Interior Ministry Deputy Permanent Secretary Pranai Suwannarat was in Phuket to hear directly from tourism industry operators and analysts about problems facing the industry.

His findings during the four-hour gathering will be compiled into a report to be submitted to the MoI.

Bhuritt Maswongsa, Vice President for Marketing of the Phuket Tourism Association, told the meeting he received “almost daily” complaints about foreign bar owners overcharging patrons.

“Foreign mafia are mostly Russian and German. They open bars and charge much higher prices than their competitors.

“For example, they might charge 200 baht for [a small] bottle of beer that usually sells for around 80 baht to100 baht a bottle at other bars. They exploit consumers,” he said.

Such operators typically set up in west coast beach areas popular with foreign tourists, such as Patong, Kata, Karon and Surin, he said.

In some cases tourists are assaulted if they refuse offers to enter certain establishments, he said.

Sarayuth Mallam, another PTA vice president, said that “Even though the mafia people are locally very powerful, they are afraid of the people in uniform.”
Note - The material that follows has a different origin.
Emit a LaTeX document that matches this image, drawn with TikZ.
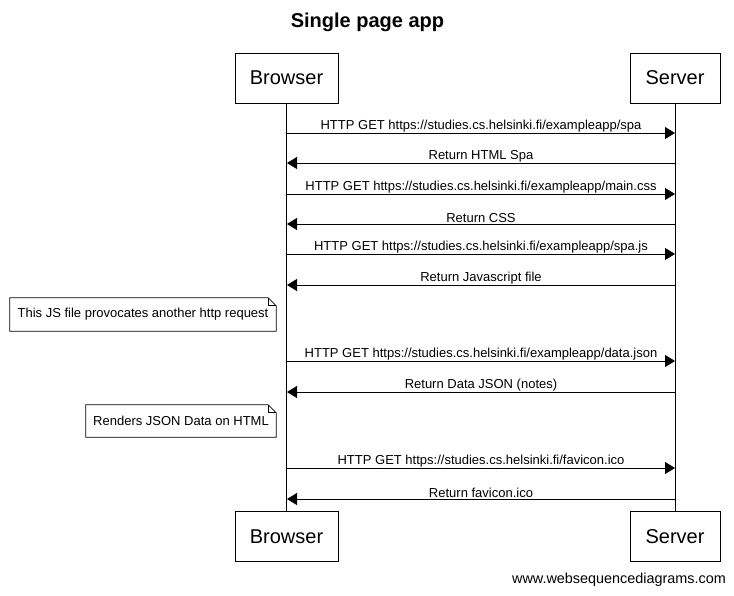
\documentclass[tikz,border=0pt]{standalone}
\usepackage{fontspec}
\setmainfont{Liberation Sans}
\usetikzlibrary{arrows.meta}
\begin{document}
\begin{tikzpicture}[x=1pt,y=-1pt,
  actor/.style={draw,line width=0.8pt,minimum height=50pt,inner sep=0pt,font=\fontsize{20}{24}\selectfont},
  msg/.style={line width=0.8pt,-{Triangle[length=10pt,width=12pt]}},
  lbl/.style={font=\fontsize{13}{15}\selectfont,inner sep=0pt},
  notebox/.style={inner sep=0pt,font=\fontsize{13}{15}\selectfont,minimum height=33pt},
  noteline/.style={line width=0.8pt}
]
\useasboundingbox (0,0) rectangle (734,595);
\node[font=\bfseries\fontsize{20}{24}\selectfont] (title) at (367.5,22) {Single page app};
\node[actor,minimum width=103pt] (bt) at (286.5,78) {Browser};
\node[actor,minimum width=90pt] (st) at (675,78) {Server};
\node[actor,minimum width=103pt] (bb) at (286.5,536.5) {Browser};
\node[actor,minimum width=90pt] (sb) at (675,536.5) {Server};
\draw[line width=0.8pt] (bt.south) -- (bb.north);
\draw[line width=0.8pt] (st.south) -- (sb.north);
% lifeline coordinates
\foreach \n/\y in {1/133,2/163,3/194,4/224,5/254,6/285,7/361,8/392,9/468,10/499}{
  \coordinate (b\n) at (287,\y);
  \coordinate (s\n) at (675,\y);
}
\draw[msg] (b1) -- node[lbl,above=0.5pt] {HTTP GET https://studies.cs.helsinki.fi/exampleapp/spa} (s1);
\draw[msg] (s2) -- node[lbl,above=0.5pt] {Return HTML Spa} (b2);
\draw[msg] (b3) -- node[lbl,above=0.5pt] {HTTP GET https://studies.cs.helsinki.fi/exampleapp/main.css} (s3);
\draw[msg] (s4) -- node[lbl,above=0.5pt] {Return CSS} (b4);
\draw[msg] (b5) -- node[lbl,above=0.5pt] {HTTP GET https://studies.cs.helsinki.fi/exampleapp/spa.js} (s5);
\draw[msg] (s6) -- node[lbl,above=0.5pt] {Return Javascript file} (b6);
\draw[msg] (b7) -- node[lbl,above=0.5pt] {HTTP GET https://studies.cs.helsinki.fi/exampleapp/data.json} (s7);
\draw[msg] (s8) -- node[lbl,above=0.5pt] {Return Data JSON (notes)} (b8);
\draw[msg] (b9) -- node[lbl,above=0.5pt] {HTTP GET https://studies.cs.helsinki.fi/favicon.ico} (s9);
\draw[msg] (s10) -- node[lbl,above=0.5pt] {Return favicon.ico} (b10);
% notes
\node[notebox,minimum width=266pt] (n1) at (143,314.5) {This JS file provocates another http request};
\draw[noteline] (n1.north west) -- ([xshift=-8pt]n1.north east) -- ([yshift=-8pt]n1.north east) -- (n1.south east) -- (n1.south west) -- cycle;
\draw[noteline] ([xshift=-8pt]n1.north east) |- ([yshift=-8pt]n1.north east);
\node[notebox,minimum width=190pt,minimum height=32pt] (n2) at (181,421) {Renders JSON Data on HTML};
\draw[noteline] (n2.north west) -- ([xshift=-8pt]n2.north east) -- ([yshift=-8pt]n2.north east) -- (n2.south east) -- (n2.south west) -- cycle;
\draw[noteline] ([xshift=-8pt]n2.north east) |- ([yshift=-8pt]n2.north east);
\node[font=\fontsize{14.4}{17}\selectfont,anchor=east,inner sep=0pt] (wsd) at (726,580) {www.websequencediagrams.com};
\end{tikzpicture}
\end{document}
“Tourists come in their bars and get cheated. For example, a tourist bought two bottles of beer but was charged for four bottles.

“Then they had a fight, which was reported to the police who recorded it in their daily log.

“But later the police received a call from a high-ranking government official asking the police to ‘take care of’ [ignore] the case,” he said.

Government officials must clean up their own acts before they can be effective in addressing the problems plaguing the Phuket tourism industry, the lawyer said.

Mr Bhuritt suggested that the Revenue Department audit such bars in order to find a way to prevent customers from being cheated.